Published 11:00 am Friday, January 21, 2022

At Wednesday’s Chambers County School Board meeting, Superintendent Casey Chambley provided an update on how CCSD is handling the pandemic.

Chambley said the school board thought it was a good idea for schools to go virtual last week to prevent the spread of COVID-19. He said that by going virtual Thursday and Friday, students and staff had a five-day period, including the weekend and Martin Luther King Jr. Day, to stay apart from each other.

“Our staff numbers have decreased somewhat from what they were two weeks ago,” he said.

He said staff members had decreased somewhat from what they were about two weeks ago, when there were approximately 67 staff members out.

“And then that Monday, it moved to I think 54 and then 52,” he said. “And then we moved into the 40s, and we kind of teetered back and forth into the 40s and 50s. We have not been back into the 60s, I don’t believe. I think we had 37… it’s 37, right? From yesterday. We had about 37 out.”

Chambley said W.F. Burns Middle School and Valley High School were hit hard by the virus last week.

“Huguley Elementary School is being hit really hard right now,” he said.

Chambley said CCSD’s student population has a higher positivity rate than its staff. However, he said that the potential for staff members to get sick puts the school system at risk of not having enough of them.

“We could go virtual or have to move to a virtual model at any point in time on any day,” he said. “It just depends on where the staff locations are and when they happen.”

Chambley said CCSD aims to keep students in face-to-face learning as much as it can. He said CCSD knows how difficult it is for parents to find childcare and that it makes the decision to go virtual or stay face-to-face very carefully.

“If there are staff members that are watching, I know sometimes that you want to come to work,” he said. “But if you’re sick, don’t come to work. And if you are a parent with kids, and you have a positive case in your home, please report that to your school nurse and do not send your kids to school.”

He urged staff members who can’t come to work to put their absences in as soon as possible.
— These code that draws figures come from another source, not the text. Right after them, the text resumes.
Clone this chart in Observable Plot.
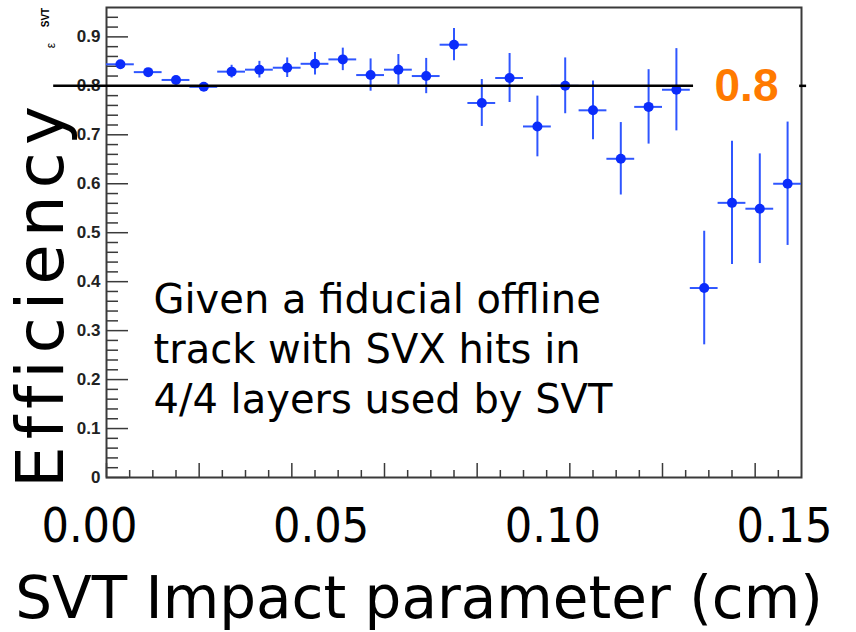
<!DOCTYPE html>
<html>
<head>
<meta charset="utf-8">
<script src="https://cdn.jsdelivr.net/npm/d3@7"></script>
<script src="https://cdn.jsdelivr.net/npm/@observablehq/plot@0.6"></script>
<style>
html, body { margin: 0; padding: 0; background: #fff; }
#chart svg { display: block; }
</style>
</head>
<body>
<div id="chart"></div>
<script>
// ---- data ----
const binCenters = [0.003, 0.009, 0.015, 0.021, 0.027, 0.033, 0.039, 0.045, 0.051, 0.057,
                    0.063, 0.069, 0.075, 0.081, 0.087, 0.093, 0.099, 0.105, 0.111, 0.117,
                    0.123, 0.129, 0.135, 0.141, 0.147];
const efficiency = [0.844, 0.828, 0.812, 0.798, 0.829, 0.833, 0.837, 0.845, 0.854, 0.822,
                    0.833, 0.820, 0.884, 0.765, 0.816, 0.717, 0.800, 0.750, 0.651, 0.757,
                    0.792, 0.387, 0.561, 0.549, 0.600];
const effError   = [0.007, 0.006, 0.007, 0.007, 0.013, 0.017, 0.020, 0.023, 0.023, 0.033,
                    0.031, 0.036, 0.033, 0.048, 0.050, 0.062, 0.057, 0.060, 0.074, 0.076,
                    0.084, 0.116, 0.126, 0.112, 0.126];
const binHalfWidth = 0.003;

const yMajorTicks = [0, 0.1, 0.2, 0.3, 0.4, 0.5, 0.6, 0.7, 0.8, 0.9];
const yMinorTicks = d3.range(0, 0.95, 0.02).filter(v => Math.abs(v * 10 - Math.round(v * 10)) > 1e-6);
const xMajorTicks = [0, 0.02, 0.04, 0.06, 0.08, 0.10, 0.12, 0.14];
const xMinorTicks = d3.range(0, 0.15, 0.005).filter(v => Math.abs(v * 50 - Math.round(v * 50)) > 1e-6);
const xLabelTicks = [0, 0.05, 0.10, 0.15];
const xLabelText  = ["0.00", "0.05", "0.10", "0.15"];

const refLevel = 0.8;
const refLabel = "0.8";
const refSegStart = [-0.0114, 0.1496];
const refSegEnd   = [0.1267, 0.1511];

const yTitle = "Efficiency";
const xTitle = "SVT Impact parameter (cm)";
const note = "Given a fiducial offline\ntrack with SVX hits in\n4/4 layers used by SVT";

// ---- tables built from the arrays ----
const points = binCenters.map((x, i) => ({x, y: efficiency[i], e: effError[i]}));
const refSegments = refSegStart.map((x1, i) => ({x1, x2: refSegEnd[i], y: refLevel}));

const FONT = "DejaVu Sans";
const BAR = "#2f56ff";
const DOT = "#0b2cfb";
const AX = "#3a3a3a";

const chart = Plot.plot({
  width: 856,
  height: 632,
  marginLeft: 106,
  marginRight: 55,
  marginTop: 7,
  marginBottom: 155,
  x: {domain: [0, 0.15]},
  y: {domain: [0, 0.96]},
  marks: [
    // axes ticks (inward)
    Plot.axisY(yMinorTicks, {tickSize: -12, tickFormat: () => "", label: null, stroke: AX, strokeWidth: 1.5}),
    Plot.axisY(yMajorTicks, {tickSize: -22, tickFormat: () => "", label: null, stroke: AX, strokeWidth: 1.5}),
    Plot.axisY(yMajorTicks, {tickSize: 0, tickPadding: 6, label: null, fontSize: 17, fontWeight: "bold",
      fontFamily: "Liberation Sans", fill: "#222", tickFormat: d => d === 0 ? "0" : d.toFixed(1)}),
    Plot.axisX(xMinorTicks, {tickSize: -7, tickFormat: () => "", label: null, stroke: AX, strokeWidth: 1.5}),
    Plot.axisX(xMajorTicks, {tickSize: -14, tickFormat: () => "", label: null, stroke: AX, strokeWidth: 1.5}),
    Plot.axisX(xLabelTicks, {tickSize: 0, tickPadding: 30, label: null, fontSize: 48,
      fontFamily: "DejaVu Sans Condensed, DejaVu Sans", fill: "#000", dx: -17,
      tickFormat: d => xLabelText[xLabelTicks.indexOf(d)]}),
    Plot.frame({stroke: AX, strokeWidth: 2}),
    // error bars
    Plot.ruleX(points, {x: "x", y1: d => d.y - d.e, y2: d => d.y + d.e, stroke: BAR, strokeWidth: 2}),
    Plot.ruleY(points, {y: "y", x1: d => d.x - binHalfWidth, x2: d => d.x + binHalfWidth, stroke: BAR, strokeWidth: 2}),
    Plot.dot(points, {x: "x", y: "y", r: 5, fill: DOT, stroke: "none"}),
    // reference line
    Plot.ruleY(refSegments, {y: "y", x1: "x1", x2: "x2", stroke: "#000", strokeWidth: 2.5}),
    Plot.text([refLevel], {y: d => d, text: () => refLabel, frameAnchor: "right", dx: -55,
      textAnchor: "middle", lineAnchor: "middle", fontSize: 46, fontWeight: "bold",
      fontFamily: "Liberation Sans", fill: "#ff7a00"}),
    // titles and notes
    Plot.text([yTitle], {text: d => d, frameAnchor: "left", rotate: -90, textAnchor: "middle",
      lineAnchor: "bottom", dx: -44, dy: 51, fontSize: 66, fontFamily: FONT, fill: "#000"}),
    Plot.text(["ε"], {text: d => d, frameAnchor: "top-left", rotate: -90, textAnchor: "middle",
      lineAnchor: "bottom", dx: -52, dy: 38, fontSize: 12, fontFamily: "Liberation Sans", fill: "#000"}),
    Plot.text(["SVT"], {text: d => d, frameAnchor: "top-left", rotate: -90, textAnchor: "middle",
      lineAnchor: "bottom", dx: -58, dy: 10, fontSize: 10, fontWeight: "bold", fontFamily: "Liberation Sans", fill: "#000"}),
    Plot.text([xTitle], {text: d => d, frameAnchor: "bottom", textAnchor: "middle", lineAnchor: "bottom",
      dx: -35, dy: 140, fontSize: 58, fontFamily: FONT, fill: "#000"}),
    Plot.text([note], {text: d => d, frameAnchor: "top-left", textAnchor: "start", lineAnchor: "top",
      dx: 47, dy: 269.5, fontSize: 40, lineHeight: 1.25, fontFamily: FONT, fill: "#000"})
  ]
});

chart.querySelectorAll("text").forEach(t => {
  if (t.textContent === yTitle) t.style.letterSpacing = "7px";
});
document.getElementById("chart").appendChild(chart);
</script>
</body>
</html>
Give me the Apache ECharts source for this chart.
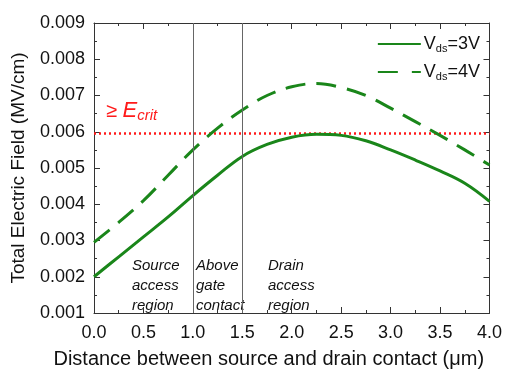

He said about 228 staff and students were out of school for COVID-related reasons. However, he said the number was a little misleading. He explained that some students would stay home because a family member had COVID, and then they’d catch it and stay home even longer. The parents wouldn’t notify their school nurses of this until they were called, creating a lag in CCSD’s ability to report cases.

Chambley said that on Thursday, Jan. 13, CCSD reported 119 positive cases to the school dashboard. Of those, about 19 were staff members, he said.

“I think we are seeing the numbers to start to maybe not continue to rise, they’ve plateaued some, and now we hope to see those numbers start to decline,” he said. “They’re hoping that as weather starts to warm up into March and April that we will see less of this and maybe go through the spring and then go through summer. And as testing ramps up as well as the vaccine, they’re hoping we cannot see another peak from this variant.”